◆ **What is required**: Write out the listing below exactly, and omit any images you find in it.

◆ **Data block**:
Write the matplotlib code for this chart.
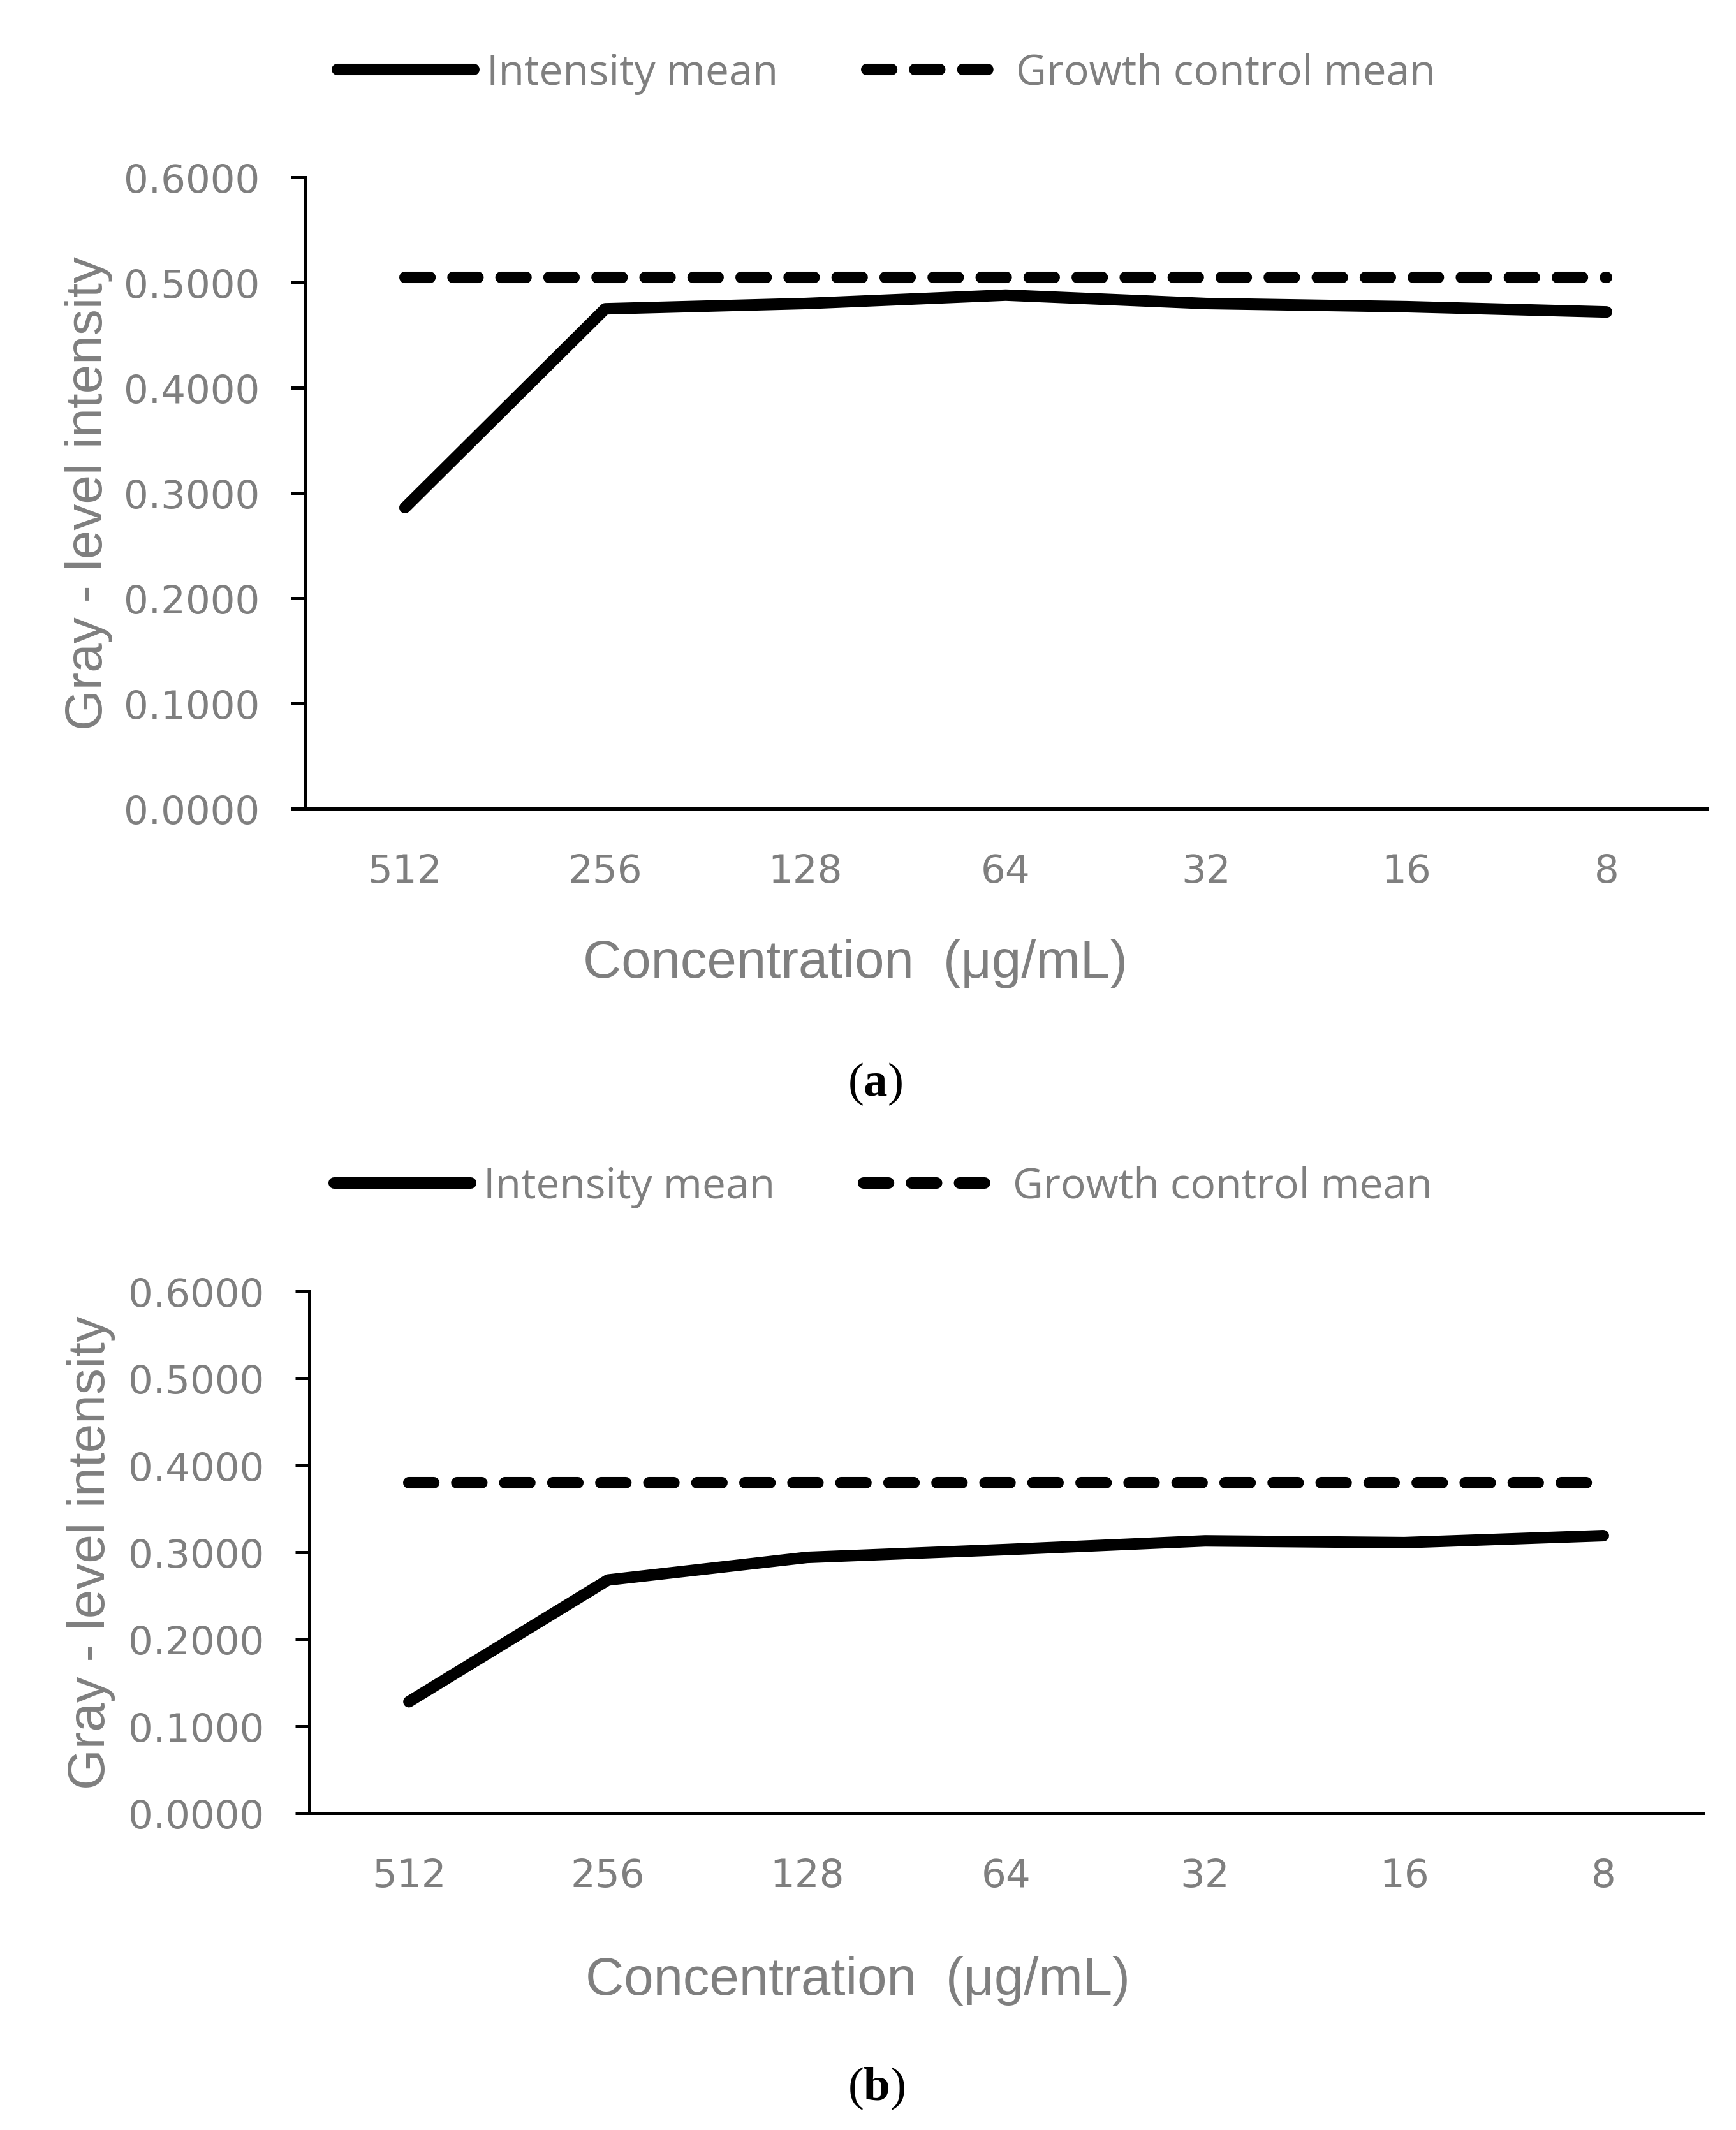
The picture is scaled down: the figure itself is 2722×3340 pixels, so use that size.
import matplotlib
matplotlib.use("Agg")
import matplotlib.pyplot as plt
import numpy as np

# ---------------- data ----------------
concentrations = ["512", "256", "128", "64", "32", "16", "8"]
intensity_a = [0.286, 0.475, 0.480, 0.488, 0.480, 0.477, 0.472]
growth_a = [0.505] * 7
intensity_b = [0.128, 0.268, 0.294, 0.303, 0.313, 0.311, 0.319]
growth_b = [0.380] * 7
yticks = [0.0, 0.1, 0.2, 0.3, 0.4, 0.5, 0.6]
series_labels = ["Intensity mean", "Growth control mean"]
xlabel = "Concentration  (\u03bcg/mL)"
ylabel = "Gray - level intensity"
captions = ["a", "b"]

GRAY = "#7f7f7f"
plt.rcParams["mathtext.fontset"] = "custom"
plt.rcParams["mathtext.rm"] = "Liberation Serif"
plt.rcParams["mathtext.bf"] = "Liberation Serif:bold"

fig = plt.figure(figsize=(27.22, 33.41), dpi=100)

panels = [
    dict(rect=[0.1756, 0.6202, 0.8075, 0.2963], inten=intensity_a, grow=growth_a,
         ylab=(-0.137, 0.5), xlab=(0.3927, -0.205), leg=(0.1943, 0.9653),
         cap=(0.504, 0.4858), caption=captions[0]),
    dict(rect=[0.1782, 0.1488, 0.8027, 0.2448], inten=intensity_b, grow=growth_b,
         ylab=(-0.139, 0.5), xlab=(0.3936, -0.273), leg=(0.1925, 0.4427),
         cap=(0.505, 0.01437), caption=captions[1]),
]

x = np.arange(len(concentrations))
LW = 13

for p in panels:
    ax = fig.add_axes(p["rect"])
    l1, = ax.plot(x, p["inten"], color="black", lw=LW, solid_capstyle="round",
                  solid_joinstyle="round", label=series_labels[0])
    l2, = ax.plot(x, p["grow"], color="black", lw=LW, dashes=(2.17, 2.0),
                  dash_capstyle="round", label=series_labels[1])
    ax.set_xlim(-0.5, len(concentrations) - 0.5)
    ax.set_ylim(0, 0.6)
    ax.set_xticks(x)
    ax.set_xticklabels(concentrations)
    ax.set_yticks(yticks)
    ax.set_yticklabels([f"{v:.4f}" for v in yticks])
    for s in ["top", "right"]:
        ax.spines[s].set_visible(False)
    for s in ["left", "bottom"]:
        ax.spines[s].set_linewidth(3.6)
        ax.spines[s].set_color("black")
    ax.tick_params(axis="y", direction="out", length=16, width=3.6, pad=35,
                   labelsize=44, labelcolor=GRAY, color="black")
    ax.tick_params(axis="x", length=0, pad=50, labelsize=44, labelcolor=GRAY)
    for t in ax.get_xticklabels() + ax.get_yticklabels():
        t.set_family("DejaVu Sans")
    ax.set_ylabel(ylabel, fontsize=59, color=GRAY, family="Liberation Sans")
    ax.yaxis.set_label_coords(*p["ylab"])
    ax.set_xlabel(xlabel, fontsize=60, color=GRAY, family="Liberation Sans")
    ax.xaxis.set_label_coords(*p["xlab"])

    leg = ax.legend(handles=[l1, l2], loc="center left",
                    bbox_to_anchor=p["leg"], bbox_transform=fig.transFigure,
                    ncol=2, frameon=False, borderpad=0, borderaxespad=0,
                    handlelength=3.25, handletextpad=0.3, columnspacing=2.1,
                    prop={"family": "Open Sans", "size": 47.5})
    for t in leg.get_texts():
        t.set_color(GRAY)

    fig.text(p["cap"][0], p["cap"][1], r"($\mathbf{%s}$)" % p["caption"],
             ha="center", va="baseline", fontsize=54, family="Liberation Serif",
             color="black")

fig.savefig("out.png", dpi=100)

◆ **Completed task**:
Write the matplotlib code for this chart.
The picture is scaled down: the figure itself is 2722×3340 pixels, so use that size.
import matplotlib
matplotlib.use("Agg")
import matplotlib.pyplot as plt
import numpy as np

# ---------------- data ----------------
concentrations = ["512", "256", "128", "64", "32", "16", "8"]
intensity_a = [0.286, 0.475, 0.480, 0.488, 0.480, 0.477, 0.472]
growth_a = [0.505] * 7
intensity_b = [0.128, 0.268, 0.294, 0.303, 0.313, 0.311, 0.319]
growth_b = [0.380] * 7
yticks = [0.0, 0.1, 0.2, 0.3, 0.4, 0.5, 0.6]
series_labels = ["Intensity mean", "Growth control mean"]
xlabel = "Concentration  (\u03bcg/mL)"
ylabel = "Gray - level intensity"
captions = ["a", "b"]

GRAY = "#7f7f7f"
plt.rcParams["mathtext.fontset"] = "custom"
plt.rcParams["mathtext.rm"] = "Liberation Serif"
plt.rcParams["mathtext.bf"] = "Liberation Serif:bold"

fig = plt.figure(figsize=(27.22, 33.41), dpi=100)

panels = [
    dict(rect=[0.1756, 0.6202, 0.8075, 0.2963], inten=intensity_a, grow=growth_a,
         ylab=(-0.137, 0.5), xlab=(0.3927, -0.205), leg=(0.1943, 0.9653),
         cap=(0.504, 0.4858), caption=captions[0]),
    dict(rect=[0.1782, 0.1488, 0.8027, 0.2448], inten=intensity_b, grow=growth_b,
         ylab=(-0.139, 0.5), xlab=(0.3936, -0.273), leg=(0.1925, 0.4427),
         cap=(0.505, 0.01437), caption=captions[1]),
]

x = np.arange(len(concentrations))
LW = 13

for p in panels:
    ax = fig.add_axes(p["rect"])
    l1, = ax.plot(x, p["inten"], color="black", lw=LW, solid_capstyle="round",
                  solid_joinstyle="round", label=series_labels[0])
    l2, = ax.plot(x, p["grow"], color="black", lw=LW, dashes=(2.17, 2.0),
                  dash_capstyle="round", label=series_labels[1])
    ax.set_xlim(-0.5, len(concentrations) - 0.5)
    ax.set_ylim(0, 0.6)
    ax.set_xticks(x)
    ax.set_xticklabels(concentrations)
    ax.set_yticks(yticks)
    ax.set_yticklabels([f"{v:.4f}" for v in yticks])
    for s in ["top", "right"]:
        ax.spines[s].set_visible(False)
    for s in ["left", "bottom"]:
        ax.spines[s].set_linewidth(3.6)
        ax.spines[s].set_color("black")
    ax.tick_params(axis="y", direction="out", length=16, width=3.6, pad=35,
                   labelsize=44, labelcolor=GRAY, color="black")
    ax.tick_params(axis="x", length=0, pad=50, labelsize=44, labelcolor=GRAY)
    for t in ax.get_xticklabels() + ax.get_yticklabels():
        t.set_family("DejaVu Sans")
    ax.set_ylabel(ylabel, fontsize=59, color=GRAY, family="Liberation Sans")
    ax.yaxis.set_label_coords(*p["ylab"])
    ax.set_xlabel(xlabel, fontsize=60, color=GRAY, family="Liberation Sans")
    ax.xaxis.set_label_coords(*p["xlab"])

    leg = ax.legend(handles=[l1, l2], loc="center left",
                    bbox_to_anchor=p["leg"], bbox_transform=fig.transFigure,
                    ncol=2, frameon=False, borderpad=0, borderaxespad=0,
                    handlelength=3.25, handletextpad=0.3, columnspacing=2.1,
                    prop={"family": "Open Sans", "size": 47.5})
    for t in leg.get_texts():
        t.set_color(GRAY)

    fig.text(p["cap"][0], p["cap"][1], r"($\mathbf{%s}$)" % p["caption"],
             ha="center", va="baseline", fontsize=54, family="Liberation Serif",
             color="black")

fig.savefig("out.png", dpi=100)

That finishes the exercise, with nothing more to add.